Amazon's cloud outage was followed by a pair of outages suffered by VMware's new open-source PaaS play, Cloud Foundry, which late last month suffered two separate incidents of prolonged downtime.

That same week, Yahoo Mail also suffered an outage that lasted several hours.

Last week's Microsoft BPOS cloud outage was also not the first for the Microsoft cloud service.

In January 2010, Microsoft Online Services users in North America were met with intermittent access to services, including BPOS. According to Microsoft, some users served by a North American data center were affected. In that instance, monitoring alerted Microsoft to a possible issue and troubleshooting found there was a problem with network infrastructure, resulting in intermittent access for customers. In response, Microsoft found the root cause and took the steps necessary to fix the issue. Microsoft also reached out to affected business customers and offered them a credit if they were impacted.

Microsoft BPOS suffered another string of cloud outages in August 2010 and September 2010, which prompted the software giant to launch an Online Service Health Dashboard, an online tool where customers can obtain up-to-date information on the status of BPOS apps as well as a 35-day status history of service performance and availability.

In the blog post last week, Microsoft's Thompson was apologetic for the Microsoft BPOS cloud outage and said Microsoft should have clued in customers and partners immediately after the first BPOS cloud outage was noticed.

"As a result of Tuesday's incident, we feel we could have communicated earlier and been more specific," Thompson wrote. "Effective today, we updated our communications procedures to be more extensive and timely. We understand that it is critical for our customers to be as fully informed as possible during service impacting events. We will continue to improve the timeliness and specificity of our communications."

The BPOS cloud issues only affected customers served from Microsoft's Americas data center, and Thompson said the incidents were specific to BPOS and unrelated to Microsoft Office 365 or any other Microsoft cloud services. Thompson said Microsoft will provide a full post mortem in coming days and will also offer updates on how its SLAs were impacted.

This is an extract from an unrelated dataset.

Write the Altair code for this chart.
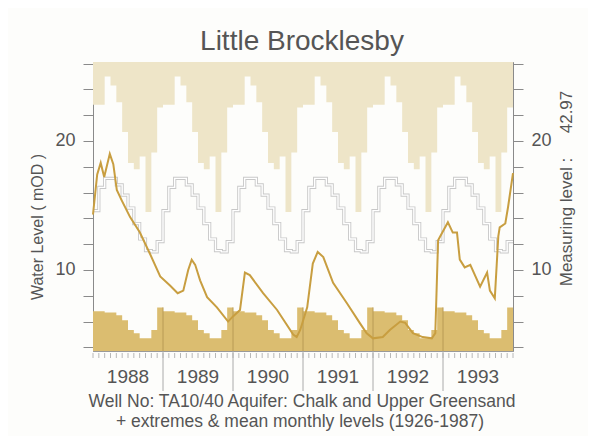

Microsoft said it will issue a services credit to impacted customers.

"As I've said before, all of us in the BPOS team and at Microsoft appreciate the serious responsibility we have as a service provider to you, and we know that any issue with the service is a disruption to your business -- that's not acceptable," Thompson said. "I want to assure you that we are investing the time and resources required to ensure we are living up to your -- and our own -- expectations for a quality service experience every day."